The AAM S&P 500 High Dividend Value ETF (NYSEARCA:SPDV) screens the S&P 500 for companies that pair above-average yields with above-average free cash flow, then equal-weights five names from each of ten sectors. SPDV functions as a future-aristocrats farm system, and the holdings list reads like one: a confirmed Dividend King, two near-aristocrats, and three emerging growers. With SPDV up 13.3% year to date and 24.7% over the past year, the question is whether the income engine under the hood is as durable as the price action suggests.
How SPDV builds its payout
SPDV does not write options, hold bonds, or use leverage. Its distribution is simply the sum of the dividends paid by its underlying stocks, net of a small expense load. Dividend safety lives at the holding level. If the largest payers keep raising, SPDV’s distribution keeps rising. If two or three crack, the fund’s income notches lower. Several names cover the spectrum of risk inside the portfolio.
The Dividend King anchor
Johnson & Johnson is the cleanest piece of the income story. The board lifted the payout to $1.34 per quarter, extending a streak to 64 consecutive years. Q1 revenue rose 9.9% to $24.06 billion, and the payout ratio sits near 60% on TTM EPS of $8.63. Litigation charges depressed reported net income, but the cash dividend is funded out of operating cash flow that the AAA-rated balance sheet protects easily.
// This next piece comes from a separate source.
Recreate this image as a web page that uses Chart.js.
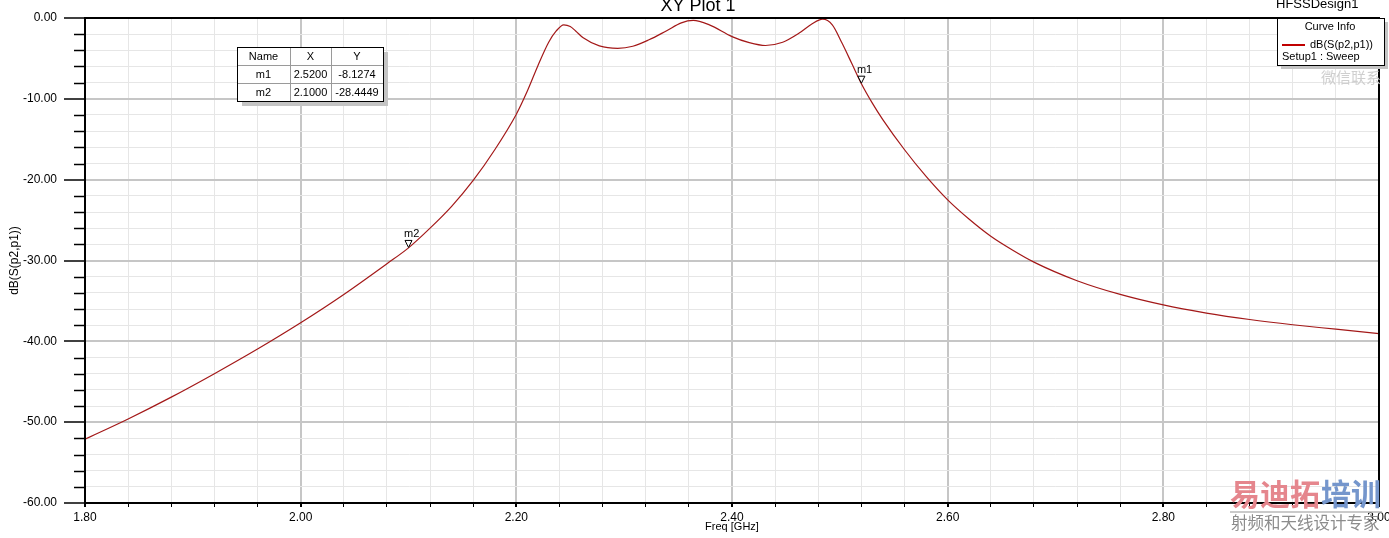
<!DOCTYPE html>
<html>
<head>
<meta charset="utf-8">
<script src="https://cdn.jsdelivr.net/npm/chart.js@4.4.1/dist/chart.umd.min.js"></script>
<style>
html,body{margin:0;padding:0;background:#fff}
#wrap{width:1389px;height:538px;position:relative}
</style>
</head>
<body>
<div id="wrap"><canvas id="myChart"></canvas></div>
<script>
// S21 curve
const freqGHz = [1.80,1.84,1.88,1.92,1.96,2.00,2.04,2.08,2.10,2.12,2.14,2.16,2.18,2.20,2.21,2.22,2.23,2.237,2.244,2.25,2.255,2.262,2.277,2.294,2.308,2.323,2.339,2.353,2.364,2.379,2.40,2.416,2.431,2.447,2.462,2.474,2.484,2.493,2.502,2.511,2.52,2.53,2.54,2.56,2.58,2.60,2.62,2.64,2.66,2.68,2.72,2.76,2.80,2.84,2.88,2.92,2.96,3.00];
const s21dB = [-52.1,-49.6,-46.9,-44.0,-40.95,-37.7,-34.2,-30.4,-28.44,-26.0,-23.3,-20.1,-16.3,-11.9,-9.1,-5.9,-3.0,-1.6,-0.85,-1.05,-1.6,-2.45,-3.45,-3.75,-3.5,-2.7,-1.6,-0.6,-0.3,-0.85,-2.3,-3.05,-3.4,-3.0,-1.9,-0.75,-0.15,-0.85,-3.1,-5.6,-8.13,-10.5,-12.6,-16.3,-19.6,-22.5,-24.9,-27.0,-28.7,-30.2,-32.5,-34.2,-35.5,-36.5,-37.3,-37.95,-38.5,-39.05];

// markers
const markerNames = ['m1','m2'];
const markerX = [2.52, 2.10];
const markerY = [-8.1274, -28.4449];

const legendLabel = 'dB(S(p2,p1))';
const legendSetup = 'Setup1 : Sweep';

const FONT = '"Liberation Sans", Arial, sans-serif';

function isMajorX(v){ return Math.abs(v*5 - Math.round(v*5)) < 1e-6; }
function isMajorY(v){ return Math.abs(v/10 - Math.round(v/10)) < 1e-6; }

const decor = {
  id: 'decor',
  beforeDraw(chart){
    const c = chart.ctx;
    c.save();
    c.fillStyle = '#fff';
    c.fillRect(0,0,chart.width,chart.height);
    c.restore();
  },
  afterDraw(chart){
    const c = chart.ctx;
    const a = chart.chartArea;
    const xs = chart.scales.x, ys = chart.scales.y;
    c.save();

    // frame
    c.strokeStyle = '#000';
    c.lineWidth = 2;
    c.strokeRect(a.left, a.top, a.right-a.left, a.bottom-a.top);

    // minor y ticks
    c.lineWidth = 1.5;
    ys.ticks.forEach(t => {
      if (isMajorY(t.value)) return;
      const py = Math.round(ys.getPixelForValue(t.value)) + 0.5;
      c.beginPath(); c.moveTo(a.left-11, py); c.lineTo(a.left, py); c.stroke();
    });

    // markers on the curve
    c.font = '11px ' + FONT;
    c.textBaseline = 'bottom';
    c.textAlign = 'left';
    markerNames.forEach((n,i) => {
      const px = xs.getPixelForValue(markerX[i]);
      const py = ys.getPixelForValue(markerY[i]);
      c.beginPath();
      c.moveTo(px-3.5, py-7.5); c.lineTo(px+3.5, py-7.5); c.lineTo(px, py-0.5); c.closePath();
      c.fillStyle = '#fff'; c.fill();
      c.strokeStyle = '#000'; c.lineWidth = 1; c.stroke();
      c.fillStyle = '#000';
      c.fillText(n, px-4.5, py-8);
    });

    // marker table
    const tx = 237, ty = 47, cw = [53,41,52], rh = 18;
    const tw = cw[0]+cw[1]+cw[2], th = rh*3;
    c.fillStyle = '#c4c4c4';
    c.fillRect(tx+5, ty+5, tw, th);
    c.fillStyle = '#fff';
    c.fillRect(tx, ty, tw, th);
    c.strokeStyle = '#9a9a9a'; c.lineWidth = 1;
    c.beginPath();
    c.moveTo(tx+cw[0]+0.5, ty); c.lineTo(tx+cw[0]+0.5, ty+th);
    c.moveTo(tx+cw[0]+cw[1]+0.5, ty); c.lineTo(tx+cw[0]+cw[1]+0.5, ty+th);
    c.moveTo(tx, ty+rh+0.5); c.lineTo(tx+tw, ty+rh+0.5);
    c.moveTo(tx, ty+2*rh+0.5); c.lineTo(tx+tw, ty+2*rh+0.5);
    c.stroke();
    c.strokeStyle = '#000';
    c.strokeRect(tx+0.5, ty+0.5, tw, th);
    const rows = [['Name','X','Y']];
    markerNames.forEach((n,i) => rows.push([n, markerX[i].toFixed(4), markerY[i].toFixed(4)]));
    c.fillStyle = '#000';
    c.textAlign = 'center'; c.textBaseline = 'middle';
    c.font = '11px ' + FONT;
    rows.forEach((r,ri) => {
      let cx = tx;
      r.forEach((s,ci) => {
        c.fillText(s, cx + cw[ci]/2, ty + ri*rh + rh/2 + 1);
        cx += cw[ci];
      });
    });

    // watermark text (drawn before legend box)
    c.font = '15px "Noto Sans CJK SC", sans-serif';
    c.fillStyle = '#cfcfcf';
    c.textAlign = 'left'; c.textBaseline = 'middle';
    c.fillText('微信联系', 1321, 77);

    // curve info box
    const lx = 1277, ly = 18, lw = 107, lh = 47;
    c.fillStyle = '#c4c4c4';
    c.fillRect(lx+4, ly+4, lw, lh);
    c.fillStyle = '#fff';
    c.fillRect(lx, ly, lw, lh);
    c.strokeStyle = '#000'; c.lineWidth = 1;
    c.strokeRect(lx+0.5, ly+0.5, lw, lh);
    c.fillStyle = '#000';
    c.font = '11px ' + FONT;
    c.textAlign = 'center';
    c.fillText('Curve Info', lx+53, ly+9);
    c.strokeStyle = '#c00000'; c.lineWidth = 2;
    c.beginPath(); c.moveTo(lx+5, ly+27); c.lineTo(lx+28, ly+27); c.stroke();
    c.textAlign = 'left';
    c.fillText(legendLabel, lx+33, ly+27);
    c.fillText(legendSetup, lx+5, ly+39);

    // title texts
    c.textBaseline = 'alphabetic';
    c.textAlign = 'center';
    c.font = '18px ' + FONT;
    c.fillText('XY Plot 1', 698, 11);
    c.textAlign = 'left';
    c.font = '13px ' + FONT;
    c.fillText('HFSSDesign1', 1276, 8);

    // bottom right watermark
    c.textBaseline = 'middle';
    c.font = 'bold 30px "Noto Sans CJK SC", sans-serif';
    c.fillStyle = '#e5868d';
    c.fillText('易迪拓', 1230, 494);
    c.fillStyle = '#7596cc';
    c.fillText('培训', 1321, 494);
    c.strokeStyle = '#b8b8b8'; c.lineWidth = 1.5;
    c.beginPath(); c.moveTo(1230, 512); c.lineTo(1382, 512); c.stroke();
    c.font = '16.5px "Noto Sans CJK SC", sans-serif';
    c.fillStyle = '#8c8c8c';
    c.fillText('射频和天线设计专家', 1231, 523);

    c.restore();
  }
};

const ctx = document.getElementById('myChart').getContext('2d');
const chart = new Chart(ctx, {
  type: 'line',
  data: {
    datasets: [{
      label: legendLabel,
      data: freqGHz.map((f,i) => ({x: f, y: s21dB[i]})),
      borderColor: '#a31818',
      borderWidth: 1.2,
      pointRadius: 0,
      fill: false,
      cubicInterpolationMode: 'monotone'
    }]
  },
  options: {
    responsive: true,
    maintainAspectRatio: false,
    animation: false,
    devicePixelRatio: 1,
    layout: { padding: { top: 18, right: 10, left: 0, bottom: 0 } },
    plugins: { legend: { display: false }, tooltip: { enabled: false }, title: { display: false } },
    scales: {
      x: {
        type: 'linear',
        min: 1.8, max: 3.0,
        afterFit(s){ s.height = 35; s.paddingLeft = 0; s.paddingRight = 0; },
        ticks: {
          stepSize: 0.04,
          autoSkip: false, maxRotation: 0,
          color: '#000',
          font: { family: FONT, size: 12 },
          padding: 3,
          callback: v => isMajorX(v) ? v.toFixed(2) : ''
        },
        grid: {
          color: c => isMajorX(c.tick.value) ? '#c6c6c6' : '#e6e6e6',
          lineWidth: c => isMajorX(c.tick.value) ? 2 : 1,
          tickColor: '#000',
          tickLength: 4
        },
        border: { display: true, color: '#000', width: 2 },
        title: { display: true, text: 'Freq [GHz]', color: '#000', font: { family: FONT, size: 11 }, padding: { top: 0, bottom: 4 } }
      },
      y: {
        min: -60, max: 0,
        afterFit(s){ s.width = 85; s.paddingTop = 0; s.paddingBottom = 0; },
        ticks: {
          stepSize: 2,
          autoSkip: false,
          color: '#000',
          font: { family: FONT, size: 12 },
          padding: 7,
          callback: v => isMajorY(v) ? v.toFixed(2) : ''
        },
        grid: {
          color: c => isMajorY(c.tick.value) ? '#c6c6c6' : '#e6e6e6',
          lineWidth: c => isMajorY(c.tick.value) ? 2 : 1,
          tickColor: c => isMajorY(c.tick.value) ? '#000' : 'rgba(0,0,0,0)',
          tickWidth: 1.5,
          tickLength: 21
        },
        border: { display: true, color: '#000', width: 2 },
        title: { display: true, text: 'dB(S(p2,p1))', color: '#000', font: { family: FONT, size: 12 }, padding: { top: 7, bottom: 0 } }
      }
    }
  },
  plugins: [decor]
});
</script>
</body>
</html>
Texas Instruments: aristocrat math arriving
Texas Instruments raised its quarterly dividend to $1.42, marking 22 straight years of increases. The Q1 free cash flow swing to $1.40 billion (up 610% year over year) as capex moderates confirms the heavy 300mm build phase is converting into cash. Trailing twelve-month FCF of $4.4 billion against $6.0 billion returned to owners still leans on cash reserves, but the trend is moving the right way.
Microsoft and Visa: the emerging growers
Microsoft yields only 0.77%, but the payout ratio of roughly 21% on $16.81 TTM EPS is what aristocrat candidacies are built on. Operating cash flow of $46.68 billion last quarter swallowed an 84% jump in capex and still left ample room. The dividend has climbed from $0.75 to $0.91 in roughly two years.
Visa tells a similar story. The dividend rose from $0.59 to $0.67, payout ratio sits in the low 20s, and Q1 operating cash flow of $6.78 billion dwarfs the cash dividend. The stock is down 14% over the past year on interchange litigation noise, but the distribution itself is among the safest in SPDV.
The two cautions: Broadcom and Lockheed
Broadcom generated $10.26 billion in Q2 free cash flow (46% of revenue), more than enough to cover the $0.65 quarterly dividend. The caveat is elevated debt flagged in its own filings; if AI semi revenue cools from its current $10.8 billion run rate, debt service competes with dividend growth.
Lockheed Martin is where holders need to focus. Q1 free cash flow turned negative $291 million against $816 million paid in dividends, a one-quarter mismatch tied to working capital and F-16 charges. Management reaffirmed $6.5 to $6.8 billion in full-year FCF, which would comfortably cover the raised $3.45 quarterly payout. The streak of 23-plus years stays intact, but Q2 cash conversion is the number to track.
Verdict
SPDV’s distribution looks durable. Four of the six headline names sit on payout ratios that leave meaningful cushion, and Broadcom’s free cash flow more than covers its dividend even with leverage in the background. Lockheed is the genuine watch item, but a single weak quarter has not broken the multi-decade pattern. For investors seeking exposure to companies likely to join the Aristocrat list rather than chasing the highest current yield, the methodology delivers what it advertises.